Everyone complains about shoddy service during the Christmas season.  So I'd like to tell you my story.  It's typical (I'm guessing) of millions -- close to a billion -- of very small successes brought about by the USPS.

I needed to send a package from California to my dad, who lives in New Jersey.  (My dad was born on Christmas day -- this was his birthday present.)  So at 4:30 on Wednesday 12/15/99, I went to the post office on Western, just north of the Hollywood Freeway.  I didn't wait long, but while I was waiting I had time to see a poster saying "Ask for Confirmation".  The poster was very vague about how I would receive this confirmation, but I went ahead and asked anyway.  I was afraid the clerk would say "you want WHAT?!" and then I would have to explain it, and since the poster was vague I wouldn't really know what to say.  Instead the clerk's hands went into a blurry frenzy, she asked me for about five bucks (including 35 cents for Delivery Confirmation), and handed me a receipt and this:

I was confident the clerk knew what she was doing.  Still not quite knowing what to do with this confirmation, I thought I would check the USPS website, and sure enough, there's a link right at the top for "tracking/confirmation".  I clicked it, typed in my number, but sadly, it was too soon for any information to be known about my package.

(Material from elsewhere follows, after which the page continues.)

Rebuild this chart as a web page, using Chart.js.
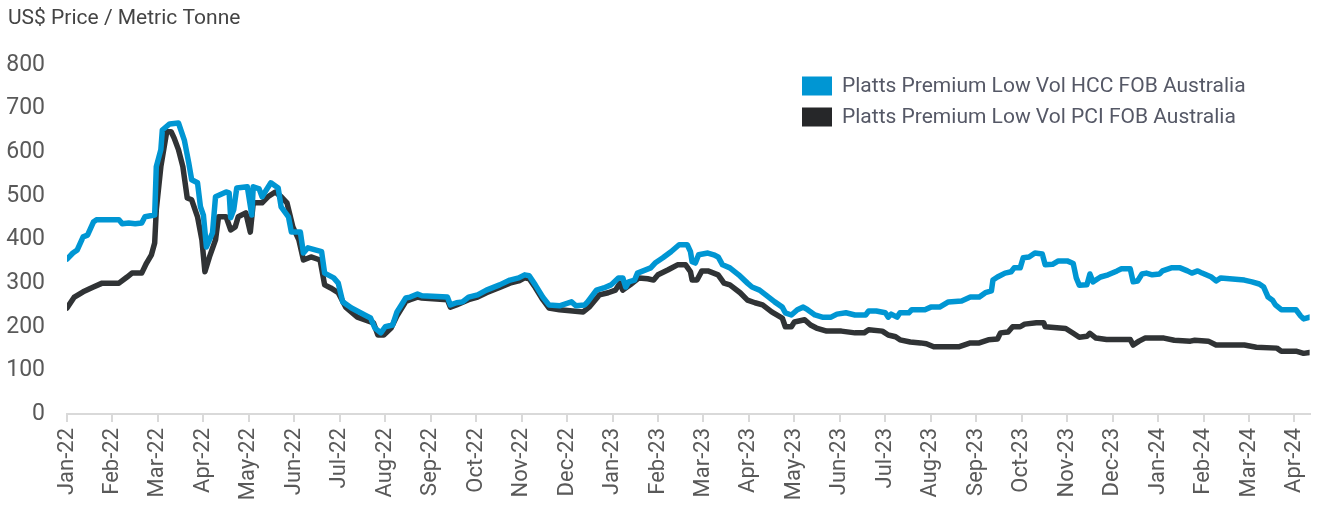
<!DOCTYPE html>
<html>
<head>
<meta charset="utf-8">
<script src="https://cdn.jsdelivr.net/npm/chart.js@4"></script>
<style>
  html, body { margin: 0; padding: 0; background: #ffffff; }
  #wrap { width: 1327px; height: 506px; position: relative; }
</style>
</head>
<body>
<div id="wrap"><canvas id="c" width="1327" height="506"></canvas></div>
<script>
// ---- DATA ----
const axisTitle = "US$ Price / Metric Tonne";
const seriesNames = ["Platts Premium Low Vol HCC FOB Australia", "Platts Premium Low Vol PCI FOB Australia"];
const monthLabels = ["Jan-22","Feb-22","Mar-22","Apr-22","May-22","Jun-22","Jul-22","Aug-22","Sep-22","Oct-22","Nov-22","Dec-22",
  "Jan-23","Feb-23","Mar-23","Apr-23","May-23","Jun-23","Jul-23","Aug-23","Sep-23","Oct-23","Nov-23","Dec-23",
  "Jan-24","Feb-24","Mar-24","Apr-24"];
const yTicks = [0,100,200,300,400,500,600,700,800];

const hccDates = ["2022-01-01","2022-01-05","2022-01-08","2022-01-12","2022-01-15","2022-01-19","2022-01-21","2022-02-05","2022-02-07","2022-02-11",
  "2022-02-15","2022-02-19","2022-02-21","2022-02-27","2022-02-28","2022-03-03","2022-03-04","2022-03-09","2022-03-15","2022-03-19",
  "2022-03-22","2022-03-24","2022-03-28","2022-03-30","2022-04-01","2022-04-03","2022-04-07","2022-04-09","2022-04-16","2022-04-18",
  "2022-04-19","2022-04-21","2022-04-23","2022-04-30","2022-05-03","2022-05-04","2022-05-08","2022-05-10","2022-05-16","2022-05-21",
  "2022-05-23","2022-05-28","2022-05-30","2022-06-05","2022-06-07","2022-06-10","2022-06-19","2022-06-21","2022-06-27","2022-06-30",
  "2022-07-03","2022-07-09","2022-07-18","2022-07-22","2022-07-25","2022-07-29","2022-08-01","2022-08-06","2022-08-09","2022-08-15",
  "2022-08-18","2022-08-23","2022-08-26","2022-09-12","2022-09-14","2022-09-18","2022-09-22","2022-09-26","2022-10-02","2022-10-08",
  "2022-10-17","2022-10-24","2022-10-30","2022-11-03","2022-11-06","2022-11-10","2022-11-15","2022-11-19","2022-11-26","2022-12-04",
  "2022-12-07","2022-12-13","2022-12-15","2022-12-21","2022-12-26","2022-12-31","2023-01-05","2023-01-08","2023-01-10","2023-01-12",
  "2023-01-16","2023-01-18","2023-01-27","2023-01-30","2023-02-04","2023-02-09","2023-02-14","2023-02-19","2023-02-21","2023-02-22",
  "2023-02-24","2023-02-26","2023-03-04","2023-03-08","2023-03-11","2023-03-14","2023-03-19","2023-03-25","2023-03-31","2023-04-03",
  "2023-04-08","2023-04-14","2023-04-18","2023-04-23","2023-04-25","2023-04-29","2023-05-03","2023-05-07","2023-05-10","2023-05-15",
  "2023-05-20","2023-05-26","2023-05-30","2023-06-05","2023-06-11","2023-06-18","2023-06-20","2023-06-25","2023-07-01","2023-07-03",
  "2023-07-05","2023-07-09","2023-07-11","2023-07-17","2023-07-19","2023-07-28","2023-08-01","2023-08-07","2023-08-13","2023-08-22",
  "2023-08-28","2023-09-03","2023-09-07","2023-09-11","2023-09-12","2023-09-15","2023-09-20","2023-09-24","2023-09-26","2023-09-30",
  "2023-10-02","2023-10-06","2023-10-10","2023-10-15","2023-10-17","2023-10-22","2023-10-26","2023-11-01","2023-11-05","2023-11-07",
  "2023-11-09","2023-11-14","2023-11-16","2023-11-18","2023-11-23","2023-11-28","2023-12-04","2023-12-07","2023-12-13","2023-12-15",
  "2023-12-18","2023-12-21","2023-12-24","2023-12-28","2024-01-02","2024-01-04","2024-01-10","2024-01-16","2024-01-21","2024-01-24",
  "2024-01-28","2024-01-31","2024-02-06","2024-02-09","2024-02-12","2024-02-27","2024-03-03","2024-03-08","2024-03-11","2024-03-14",
  "2024-03-17","2024-03-19","2024-03-23","2024-04-02","2024-04-05","2024-04-07","2024-04-11"];
const hccValues = [355,369,376,406,410,440,445,445,436,438,
  436,438,452,456,567,606,651,665,667,628,
  576,537,530,475,456,383,415,498,509,507,
  450,468,518,521,456,521,516,498,530,518,
  475,452,417,417,369,381,372,323,312,300,
  257,243,227,220,197,186,200,204,234,266,
  268,275,271,268,250,255,257,268,273,284,
  296,307,312,319,317,296,268,250,248,257,
  248,250,257,284,289,296,312,312,291,303,
  307,323,335,346,358,372,388,388,372,349,
  346,365,369,365,360,342,335,319,300,291,
  284,268,257,245,232,227,239,245,239,227,
  222,222,229,232,227,227,236,236,232,222,
  229,222,232,232,239,239,245,245,257,259,
  268,268,278,282,307,314,323,326,335,335,
  358,360,369,367,342,343,351,351,345,312,
  295,296,321,303,314,319,328,333,333,303,
  305,321,323,319,321,328,335,335,328,323,
  328,323,314,305,312,307,303,298,291,268,
  261,250,239,239,225,218,222];

const pciDates = ["2022-01-01","2022-01-06","2022-01-12","2022-01-19","2022-01-25","2022-02-05","2022-02-10","2022-02-13","2022-02-19","2022-02-22",
  "2022-02-25","2022-02-27","2022-02-28","2022-03-03","2022-03-07","2022-03-10","2022-03-12","2022-03-15","2022-03-18","2022-03-21",
  "2022-03-24","2022-03-28","2022-03-31","2022-04-02","2022-04-05","2022-04-09","2022-04-11","2022-04-16","2022-04-19","2022-04-22",
  "2022-04-24","2022-04-29","2022-05-02","2022-05-04","2022-05-10","2022-05-14","2022-05-19","2022-05-23","2022-05-27","2022-05-31",
  "2022-06-04","2022-06-07","2022-06-12","2022-06-18","2022-06-21","2022-06-25","2022-06-30","2022-07-05","2022-07-13","2022-07-24",
  "2022-07-27","2022-07-31","2022-08-05","2022-08-09","2022-08-15","2022-08-18","2022-08-23","2022-08-26","2022-09-12","2022-09-14",
  "2022-09-18","2022-09-26","2022-10-02","2022-10-08","2022-10-17","2022-10-24","2022-10-30","2022-11-03","2022-11-06","2022-11-10",
  "2022-11-15","2022-11-19","2022-11-26","2022-12-12","2022-12-16","2022-12-23","2022-12-29","2023-01-03","2023-01-06","2023-01-08",
  "2023-01-13","2023-01-19","2023-01-25","2023-01-29","2023-02-01","2023-02-07","2023-02-13","2023-02-18","2023-02-21","2023-02-22",
  "2023-02-25","2023-02-28","2023-03-04","2023-03-11","2023-03-15","2023-03-19","2023-03-26","2023-03-31","2023-04-05","2023-04-10",
  "2023-04-16","2023-04-23","2023-04-25","2023-04-29","2023-05-01","2023-05-08","2023-05-12","2023-05-16","2023-05-23","2023-06-02",
  "2023-06-11","2023-06-17","2023-06-20","2023-06-29","2023-07-03","2023-07-08","2023-07-11","2023-07-18","2023-07-25","2023-07-29",
  "2023-08-03","2023-08-20","2023-08-28","2023-09-03","2023-09-09","2023-09-15","2023-09-17","2023-09-22","2023-09-25","2023-09-30",
  "2023-10-03","2023-10-11","2023-10-16","2023-10-17","2023-10-31","2023-11-05","2023-11-09","2023-11-14","2023-11-16","2023-11-20",
  "2023-11-27","2023-12-13","2023-12-15","2023-12-19","2023-12-23","2024-01-05","2024-01-12","2024-01-23","2024-01-26","2024-02-04",
  "2024-02-09","2024-02-27","2024-03-06","2024-03-20","2024-03-23","2024-04-02","2024-04-07","2024-04-11"];
const pciValues = [243,268,280,291,300,300,314,323,323,346,
  365,392,468,567,647,647,633,606,567,495,
  491,452,399,326,360,399,452,452,422,429,
  452,461,417,484,484,498,509,498,484,429,
  399,353,360,353,296,289,278,245,222,209,
  181,181,197,225,258,262,268,266,262,245,
  250,262,268,278,290,300,305,312,310,290,
  262,243,239,234,245,273,278,284,300,284,
  296,312,310,307,319,330,342,342,326,307,
  307,328,328,319,300,296,278,261,255,250,
  234,220,200,200,211,216,204,197,190,190,
  186,186,193,190,181,177,170,165,163,161,
  154,154,163,163,170,172,186,188,200,200,
  206,209,209,200,196,185,176,178,185,174,
  171,171,158,167,174,174,169,167,169,167,
  158,158,153,151,144,144,139,141];

// ---- helpers ----
function monthPos(d) {
  const p = d.split('-').map(Number);
  const dim = new Date(p[0], p[1], 0).getDate();
  return (p[0] - 2022) * 12 + (p[1] - 1) + (p[2] - 1) / dim;
}
function toPoints(dates, vals) { return dates.map((d, i) => ({ x: monthPos(d), y: vals[i] })); }

const seriesColors = ['#0096d3', '#303335'];
const legendColors = ['#0096d3', '#262729'];
const tickColor = '#595959';
const fontFamily = 'Roboto, "Liberation Sans", sans-serif';
const lastPos = Math.max(monthPos(hccDates[hccDates.length - 1]), monthPos(pciDates[pciDates.length - 1]));

const overlayPlugin = {
  id: 'overlay',
  afterDraw(chart) {
    const ctx = chart.ctx;
    ctx.save();
    ctx.fillStyle = '#444444';
    ctx.font = '21px ' + fontFamily;
    ctx.textBaseline = 'middle';
    ctx.textAlign = 'left';
    ctx.fillText(axisTitle, 8, 19);
    const lx = 802, ly = 86, gap = 31;
    ctx.font = '21px ' + fontFamily;
    seriesNames.forEach((name, i) => {
      ctx.fillStyle = legendColors[i];
      ctx.fillRect(lx, ly + i * gap - 9.5, 30, 19);
      ctx.fillStyle = '#555866';
      ctx.fillText(name, lx + 40, ly + i * gap + 1);
    });
    ctx.restore();
  }
};

new Chart(document.getElementById('c'), {
  type: 'line',
  data: {
    datasets: [
      { label: seriesNames[0], data: toPoints(hccDates, hccValues), borderColor: seriesColors[0], backgroundColor: seriesColors[0],
        borderWidth: 5.5, pointRadius: 0, tension: 0, borderJoinStyle: 'round', borderCapStyle: 'round' },
      { label: seriesNames[1], data: toPoints(pciDates, pciValues), borderColor: seriesColors[1], backgroundColor: seriesColors[1],
        borderWidth: 5.5, pointRadius: 0, tension: 0, borderJoinStyle: 'round', borderCapStyle: 'round' }
    ]
  },
  options: {
    responsive: false,
    animation: false,
    devicePixelRatio: 1,
    layout: { padding: { top: 65, left: 0, right: 9, bottom: 0 } },
    plugins: { legend: { display: false }, title: { display: false }, tooltip: { enabled: false } },
    scales: {
      x: {
        type: 'linear', min: 0, max: lastPos,
        afterBuildTicks: (s) => { s.ticks = monthLabels.map((l, i) => ({ value: i })); },
        afterFit: (s) => { s.height = 92; },
        grid: { display: true, drawOnChartArea: false, drawTicks: true, tickLength: 8, color: '#d9d9d9', lineWidth: 2 },
        border: { display: true, color: '#d9d9d9', width: 2 },
        ticks: { autoSkip: false, minRotation: 90, maxRotation: 90, padding: 6, color: tickColor,
          font: { family: fontFamily, size: 22 }, callback: (v) => monthLabels[v] }
      },
      y: {
        min: yTicks[0], max: yTicks[yTicks.length - 1],
        afterBuildTicks: (s) => { s.ticks = yTicks.map(v => ({ value: v })); },
        afterFit: (s) => { s.width = 67; },
        grid: { display: false, drawTicks: false },
        border: { display: false },
        ticks: { padding: 22, color: tickColor, font: { family: fontFamily, size: 23 } }
      }
    }
  },
  plugins: [overlayPlugin]
});
</script>
</body>
</html>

On Saturday 12/18, my dad called me up to say how much he was enjoying his birthday present (Oh yeah, I remembered, I guess it got there without my help).  After I chatted with him about Veeblefetzers, Portziebies, and the Theory of Relativity, I went to the USPS website again to see if it knew about my package.  I clicked tracking/confirmation, and typed in the 20-digit number that appears along the left side of the Confirmation Receipt.  To my amazement, I found a history of the path of this package, which I reproduced, here.  Good job, USPS.